Freshman 15 and other college wonders.

First semester of our freshman year is winding down. And no, that is not a typo. I might not have earned any college credits this time around, but any member of my family will tell you that I have been right there in the thick of things this semester.

My skin is breaking out from lack of sleep and unhealthy eating (and yep, freshman 15 is painfully real.); my hours are ridiculous, and I can type in MLA format in my sleep.

We have developed a routine, Benjamin and I. I drive back and forth to Belhaven multiple times a day. We have a system -- I have even made friends in his main building by distributing french fries on Mondays. And he is getting used to tagging along with me when his classes are done but I still have volunteer work to do at Cate's school. The staff know him now and "Hey Benjamin" echoes through the halls from Cate's classmates and teachers.

He is a creative writer, this guy. A theater major with an emphasis in creative writing. This semester he is in a CW English class in addition to his Advanced Composition class, so his writing requirements have been intense. Benjamin types with one finger on one hand. The spasticity from his Cerebral Palsy make anything else impossible. He also uses voice recognition software. 

If you are unfamiliar with such software, let me assure you that it is far harder than it seems. I hear him re-doing sentences for hours on end. And still, I am astounded when I read his work that he was able to make it get as much as it does. In the end, however, we sit together and edit his work. He tells me where to change the ridiculous things the software adds -- like "fair trade melons" rather than what he intended to be "far reaching elements." Seriously, think how many crazy texts you send -- or almost send -- using SIRI. Now imagine writing a paper like that.

The voice recognition can not format for him. He needs my able hands to highlight and double-space and indent. I would be lying if I told you he doesn't get frustrated. But he has a gift that he needs to develop and hone. I don't want him to give up because it is hard. And I certainly don't want him to give up because I am tired.

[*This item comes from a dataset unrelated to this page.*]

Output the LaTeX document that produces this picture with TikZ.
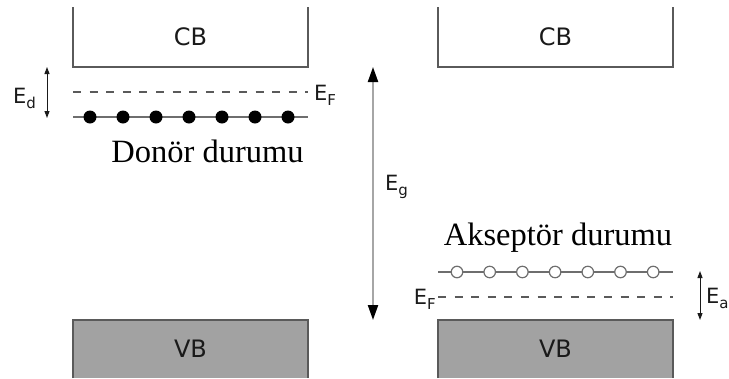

Tonight, my Benjamin was getting his semester portfolio together for his creative writing class. This guy has overcome so much this semester. I am so proud of him I would smile from ear to ear -- except smiling takes a lot of energy and we are in finals week, y'all. I have to conserve.

But as I helped him format his portfolio, this amazing guy had written a poem about freshman year. A really amazing poem. And though it begins with things that are universal to college freshmen -- stress, time-management, etc -- he transitioned in to what makes his experience unique. He wrote about the challenges of being a creative writer when the only modem to get his ideas out requires me to come behind and re-format. He wrote about his exhausted mom.

I didn't need that recognition. I didn't. But sometimes gaining perceptive on what is going on in Benjamin's head is exactly what I need to face another long day of back and forth to Belhaven and long late nights coupled with super early mornings. 

With his permission...

Freshman year
by Benjamin Shrader 

The stuff that's going on
Will force you to go crazy
Constantly out of step
Confused yet? You will be

You work so hard all day
All day and into night
We students get no sleep
No sleep? Oh yeah, that's right

The games we’re forced to play
All structured, no new change
The rhythm and repeating
Could force you in a rage

And that’s not all there is,
No, it gets worse you see,
For lies atop all other things,
A disability.

I cannot walk, or open doors,
Or scribe words that are due.
College is colored differently
Another shade, a different hue.

Most papers run late,
Due to my typing slow
Who helps me refine
My mother wouldn't you know

And as for you, my new dear friend
Although you may not see it
You will face trials akin to mine
Just with different specifics

But see, the time has come
Remember why you're here
Despite the pain and struggles
As they say, "have a great year!"



Two more exams to go for this son. My work load will ease but my prayer life will increase as the other two will then begin their finals' weeks. Perhaps I should pray and walk -- that way I can stay awake AND work off my freshman 15.